### Written request
Quote all of the data that follows exactly as written, skipping the images.

### Data entries
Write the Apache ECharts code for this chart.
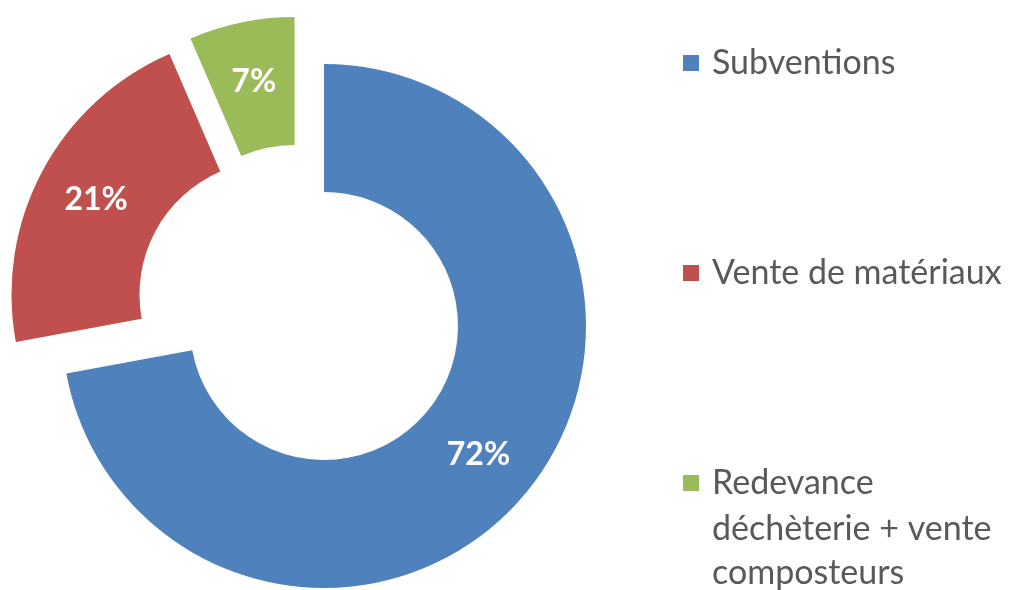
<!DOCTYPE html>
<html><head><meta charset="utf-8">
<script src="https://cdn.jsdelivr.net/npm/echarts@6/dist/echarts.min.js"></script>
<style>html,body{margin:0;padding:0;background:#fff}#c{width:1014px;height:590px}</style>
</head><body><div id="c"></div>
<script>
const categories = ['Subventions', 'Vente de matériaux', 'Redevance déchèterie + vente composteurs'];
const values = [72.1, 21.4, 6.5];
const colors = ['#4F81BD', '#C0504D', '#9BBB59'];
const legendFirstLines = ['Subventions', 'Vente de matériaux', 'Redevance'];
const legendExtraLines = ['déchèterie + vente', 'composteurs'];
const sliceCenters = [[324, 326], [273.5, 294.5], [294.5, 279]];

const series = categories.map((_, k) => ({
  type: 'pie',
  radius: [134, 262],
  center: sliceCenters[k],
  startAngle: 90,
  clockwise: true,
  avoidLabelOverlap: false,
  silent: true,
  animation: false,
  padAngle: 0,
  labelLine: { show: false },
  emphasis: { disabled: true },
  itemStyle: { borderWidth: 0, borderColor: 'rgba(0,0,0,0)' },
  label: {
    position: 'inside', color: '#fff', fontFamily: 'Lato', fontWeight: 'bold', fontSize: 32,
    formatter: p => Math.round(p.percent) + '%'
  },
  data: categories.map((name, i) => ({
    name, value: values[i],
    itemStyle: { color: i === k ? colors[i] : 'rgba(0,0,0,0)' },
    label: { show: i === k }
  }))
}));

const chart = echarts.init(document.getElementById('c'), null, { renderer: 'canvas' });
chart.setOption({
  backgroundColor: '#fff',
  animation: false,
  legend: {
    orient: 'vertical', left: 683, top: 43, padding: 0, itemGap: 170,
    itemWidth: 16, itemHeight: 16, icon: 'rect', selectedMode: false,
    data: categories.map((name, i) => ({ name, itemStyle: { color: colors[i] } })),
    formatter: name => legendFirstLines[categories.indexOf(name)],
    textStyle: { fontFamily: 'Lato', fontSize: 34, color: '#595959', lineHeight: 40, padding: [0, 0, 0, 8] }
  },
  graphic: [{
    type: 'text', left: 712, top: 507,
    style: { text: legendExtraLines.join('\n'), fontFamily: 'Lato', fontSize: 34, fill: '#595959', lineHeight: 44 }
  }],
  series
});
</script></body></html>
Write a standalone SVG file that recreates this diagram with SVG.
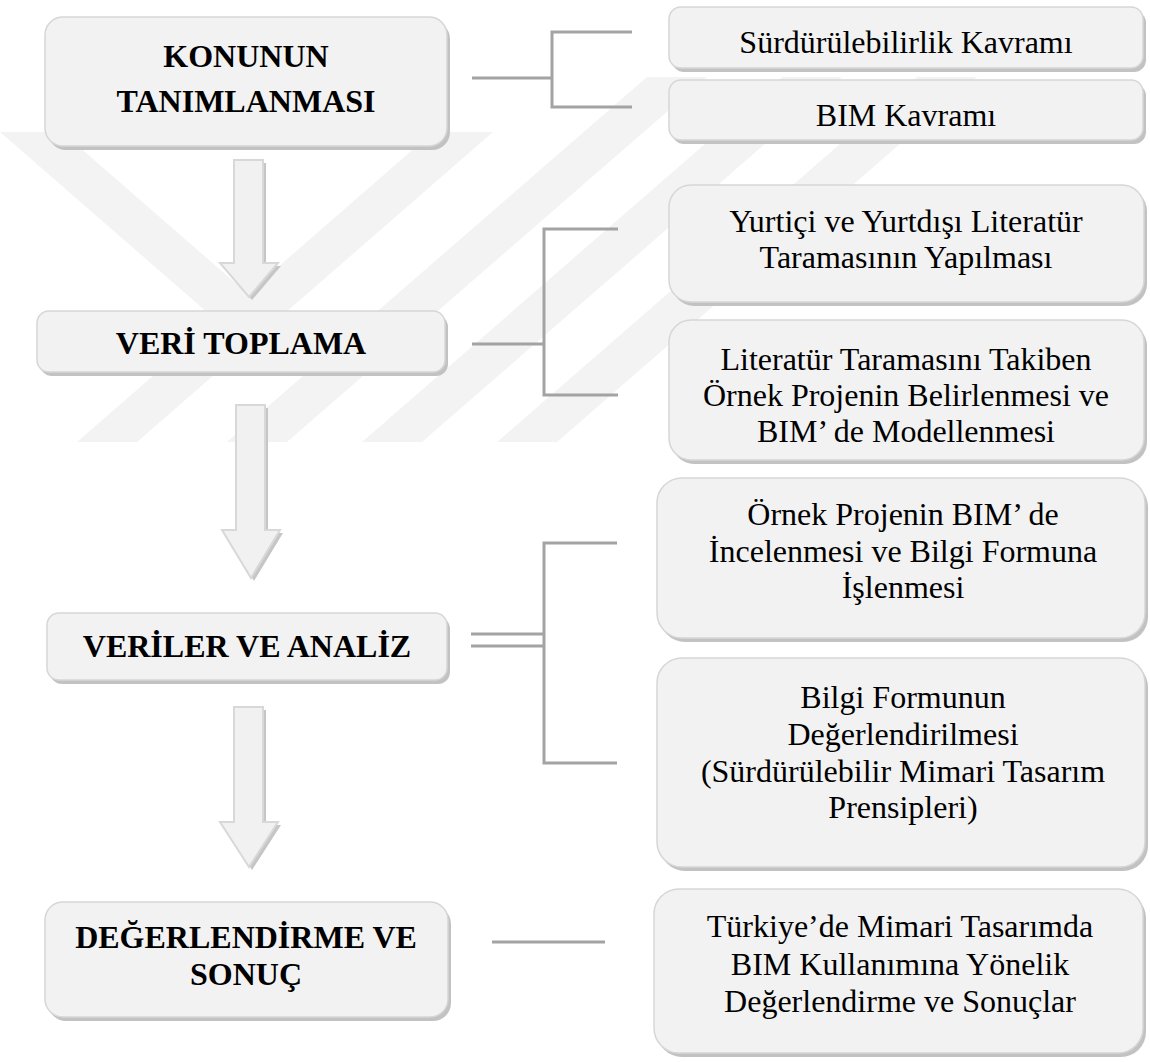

### Response below
Write the Apache ECharts code for this chart.
<!DOCTYPE html>
<html><head><meta charset="utf-8">
<script src="https://cdn.jsdelivr.net/npm/echarts@6/dist/echarts.min.js"></script>
<style>html,body{margin:0;padding:0;background:#fff}#c{width:1014px;height:590px}</style>
</head><body><div id="c"></div>
<script>
const categories = ['Subventions', 'Vente de matériaux', 'Redevance déchèterie + vente composteurs'];
const values = [72.1, 21.4, 6.5];
const colors = ['#4F81BD', '#C0504D', '#9BBB59'];
const legendFirstLines = ['Subventions', 'Vente de matériaux', 'Redevance'];
const legendExtraLines = ['déchèterie + vente', 'composteurs'];
const sliceCenters = [[324, 326], [273.5, 294.5], [294.5, 279]];

const series = categories.map((_, k) => ({
  type: 'pie',
  radius: [134, 262],
  center: sliceCenters[k],
  startAngle: 90,
  clockwise: true,
  avoidLabelOverlap: false,
  silent: true,
  animation: false,
  padAngle: 0,
  labelLine: { show: false },
  emphasis: { disabled: true },
  itemStyle: { borderWidth: 0, borderColor: 'rgba(0,0,0,0)' },
  label: {
    position: 'inside', color: '#fff', fontFamily: 'Lato', fontWeight: 'bold', fontSize: 32,
    formatter: p => Math.round(p.percent) + '%'
  },
  data: categories.map((name, i) => ({
    name, value: values[i],
    itemStyle: { color: i === k ? colors[i] : 'rgba(0,0,0,0)' },
    label: { show: i === k }
  }))
}));

const chart = echarts.init(document.getElementById('c'), null, { renderer: 'canvas' });
chart.setOption({
  backgroundColor: '#fff',
  animation: false,
  legend: {
    orient: 'vertical', left: 683, top: 43, padding: 0, itemGap: 170,
    itemWidth: 16, itemHeight: 16, icon: 'rect', selectedMode: false,
    data: categories.map((name, i) => ({ name, itemStyle: { color: colors[i] } })),
    formatter: name => legendFirstLines[categories.indexOf(name)],
    textStyle: { fontFamily: 'Lato', fontSize: 34, color: '#595959', lineHeight: 40, padding: [0, 0, 0, 8] }
  },
  graphic: [{
    type: 'text', left: 712, top: 507,
    style: { text: legendExtraLines.join('\n'), fontFamily: 'Lato', fontSize: 34, fill: '#595959', lineHeight: 44 }
  }],
  series
});
</script></body></html>
Write a standalone SVG file that recreates this diagram with SVG.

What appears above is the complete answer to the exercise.